Due
to the theoretical ultrahigh energy density of the Li–O2 battery chemistry, it has been hailed as the ultimate battery
technology. Yet, practical Li–O2 batteries usually
need to be designed in a large-sized pattern to actualize a high specific
energy density, and such batteries often cannot be cycled effectively.
To understand the inherent reasons, we specially prepared large-sized
(13 cm × 13 cm) Li–O2 model batteries with
practical energy output (6.9 Ah and 667.4 Wh/kgcell) for
investigations. By subregional and postmortem analysis, the cathode
interface was found to have severe local inhomogeneity after discharge,
which was highly associated with the electrolyte and O2 maldistribution. The quantitative results by X-ray photoelectron
spectroscopy (XPS) evidenced that this local inhomogeneity can exacerbate
the generation of lithium acetate during charge, where the locally
higher ratio of unutilized carbon surface and less Li2O2 after discharge would result in increased lithium acetate
formation for a subsequent local overcharge.

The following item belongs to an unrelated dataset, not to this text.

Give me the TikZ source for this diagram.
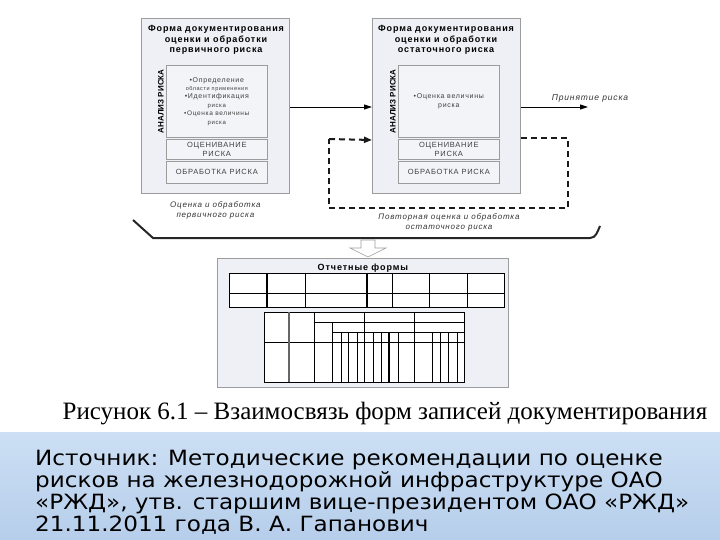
\documentclass[tikz,border=0pt]{standalone}
\usepackage{fontspec}
\setmainfont{Liberation Sans}[LetterSpace=10]
\newfontfamily\plainsans{Liberation Sans}
\newfontfamily\captionserif{Liberation Serif}
\newfontfamily\sourcefont[FakeStretch=1.1]{DejaVu Sans}
\usepackage{xcolor}
\usepackage{tikz}
\usetikzlibrary{
  arrows.meta,
  positioning,
  calc
}
\definecolor{FormFill}{HTML}{EEF0F5}
\definecolor{FormLine}{HTML}{9C9C9C}
\definecolor{CellFill}{HTML}{F3F4F8}
\definecolor{LoopLine}{HTML}{1A1A1A}
\definecolor{BandTop}{HTML}{CCDFF4}
\definecolor{BandBot}{HTML}{B6CEEB}

\tikzset{
  formbox/.style={draw=FormLine,fill=FormFill,line width=0.8pt,minimum width=148pt,
                  minimum height=175pt,anchor=north west,inner sep=0pt},
  cellbox/.style={draw=FormLine,fill=CellFill,line width=0.6pt,minimum width=101pt,
                  anchor=north west,inner sep=0pt,align=center,text=black!75},
  formtitle/.style={font=\bfseries\fontsize{9}{10.5}\selectfont,align=center,anchor=north},
  sidelabel/.style={font=\plainsans\bfseries\fontsize{8}{9}\selectfont,rotate=90,anchor=south,inner sep=1pt},
  flowarrow/.style={-{Triangle[length=8pt,width=5pt]},line width=0.8pt},
  loopline/.style={line width=2pt,dash pattern=on 6pt off 4pt,draw=LoopLine},
  note/.style={font=\itshape\fontsize{8}{10}\selectfont,align=center,text=black!80},
  thin rule/.style={line width=0.7pt},
  thick rule/.style={line width=1.4pt}
}

\begin{document}
\begin{tikzpicture}[x=1pt,y=-1pt]
  \useasboundingbox (0,0) rectangle (720,540);

  % source band
  \shade[top color=BandTop,bottom color=BandBot] (0,432) rectangle (720,540);

  % primary risk form
  \node[formbox] (primary) at (141,18) {};
  \node[formtitle] (ptitle) at (216,22) {Форма документирования\\оценки и обработки\\первичного риска};
  \node[cellbox,minimum height=72pt,font=\fontsize{6.5}{8.4}\selectfont] (panalysis) at (166,65)
    {{\fontsize{7}{8.4}\selectfont •Определение}\\
     {\fontsize{5.5}{8.4}\selectfont области применения}\\
     {\fontsize{7}{8.4}\selectfont •Идентификация}\\
     {\fontsize{6}{8.4}\selectfont риска}\\
     {\fontsize{6.5}{8.4}\selectfont •Оценка величины}\\
     {\fontsize{6}{8.4}\selectfont риска}};
  \node[cellbox,minimum height=20pt,font=\fontsize{7.5}{8.5}\selectfont] (passess) at (166,139)
    {ОЦЕНИВАНИЕ\\РИСКА};
  \node[cellbox,minimum height=22pt,font=\fontsize{7.5}{8.5}\selectfont] (ptreat) at (166,161)
    {ОБРАБОТКА РИСКА};
  \node[sidelabel] (pside) at ([xshift=-1pt]panalysis.west) {АНАЛИЗ РИСКА};
  \node[note,below=4pt of primary] (pnote) {Оценка и обработка\\первичного риска};

  % residual risk form
  \node[formbox] (residual) at (372,18) {};
  \node[formtitle] (rtitle) at (446,22) {Форма документирования\\оценки и обработки\\остаточного риска};
  \node[cellbox,minimum height=72pt,font=\fontsize{7}{8.4}\selectfont] (ranalysis) at (398,65)
    {•Оценка величины\\риска};
  \node[cellbox,minimum height=20pt,font=\fontsize{7.5}{8.5}\selectfont] (rassess) at (398,139)
    {ОЦЕНИВАНИЕ\\РИСКА};
  \node[cellbox,minimum height=22pt,font=\fontsize{7.5}{8.5}\selectfont] (rtreat) at (398,161)
    {ОБРАБОТКА РИСКА};
  \node[sidelabel] (rside) at ([xshift=-1pt]ranalysis.west) {АНАЛИЗ РИСКА};

  % connectors
  \coordinate (accept) at (588,107);
  \coordinate (loopne) at (568,138);
  \coordinate (loopsw) at (329,208);
  \draw[flowarrow] (primary.east |- accept) -- (residual.west |- accept);
  \draw[flowarrow] (residual.east |- accept) -- (accept);
  \node[note,font=\itshape\fontsize{8.5}{10}\selectfont] (acceptlbl) at (590,98) {Принятие риска};
  \draw[loopline] (residual.east |- loopne) -- (loopne) |- (loopsw) -- (loopsw |- rassess.north);
  \draw[loopline,-{Triangle[length=8pt,width=6pt]}] (loopsw |- rassess.north) -- ([yshift=-1pt]residual.west |- rassess.north);
  \node[note] (rnote) at (449,222) {Повторная оценка и обработка\\остаточного риска};

  % bracket and down arrow
  \draw[line width=2pt,draw=black!85] (133,220) -- (153,238) -- (590,238) to[out=0,in=-115] (600,226);
  \draw[draw=FormLine,fill=white,line width=0.6pt]
    (361,240) -- (375,240) -- (375,248) -- (386,248) -- (368,257) -- (350,248) -- (361,248) -- cycle;

  % report forms
  \node[formbox,minimum width=291pt,minimum height=129pt] (reports) at (217,258) {};
  \node[font=\bfseries\fontsize{9}{10}\selectfont,anchor=north] (rptitle) at ([yshift=-2pt]reports.north) {Отчетные формы};

  % upper table
  \draw[thin rule,fill=white] (229,273) rectangle (504,307);
  \draw[thin rule] (229,293) -- (504,293);
  \foreach \cx in {305,392,429,467}
    \draw[thin rule] (\cx,273) -- (\cx,307);
  \foreach \cx in {267,367}
    \draw[thick rule] (\cx,273) -- (\cx,307);

  % lower table
  \draw[thin rule,fill=white] (264,312) rectangle (464,382);
  \draw[white,line width=1pt] (265,362) -- (463,362);
  \draw[thin rule] (314,322) -- (464,322);
  \draw[thin rule] (332,332) -- (464,332);
  \draw[thin rule] (264,342) -- (464,342);
  \draw[line width=1.4pt,draw=black!60] (289,312) -- (289,382);
  \foreach \cx in {314,364,414}
    \draw[thin rule] (\cx,312) -- (\cx,382);
  \draw[thin rule] (332,322) -- (332,382);
  \foreach \cx in {341,348,357,373,381,398,432,440,448,457}
    \draw[thin rule] (\cx,332) -- (\cx,382);
  \draw[thick rule] (389,332) -- (389,382);

  % figure caption
  \node[font=\captionserif\fontsize{25}{28}\selectfont,anchor=base] (figcap) at (385,419)
    {Рисунок 6.1 – Взаимосвязь форм записей документирования};

  % source text
  \node[font=\sourcefont\fontsize{21}{22}\selectfont,align=left,anchor=north west,inner sep=0pt] (source) at (35,450)
    {Источник: Методические рекомендации по оценке\\
     рисков на железнодорожной инфраструктуре ОАО\\
     «РЖД», утв. старшим вице-президентом ОАО «РЖД»\\
     21.11.2011 года В. А. Гапанович};
\end{tikzpicture}
\end{document}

Moreover, verification
experiments proved that the byproduct lithium acetate, which had been
of less concern, was recalcitrant and triggered much larger polarization
compared with the commonly reported byproduct Li2CO3 during battery operations, further revealing the key limiting
factors leading to the poor rechargeability of batteries by its accumulation
at a pouch-type cell level.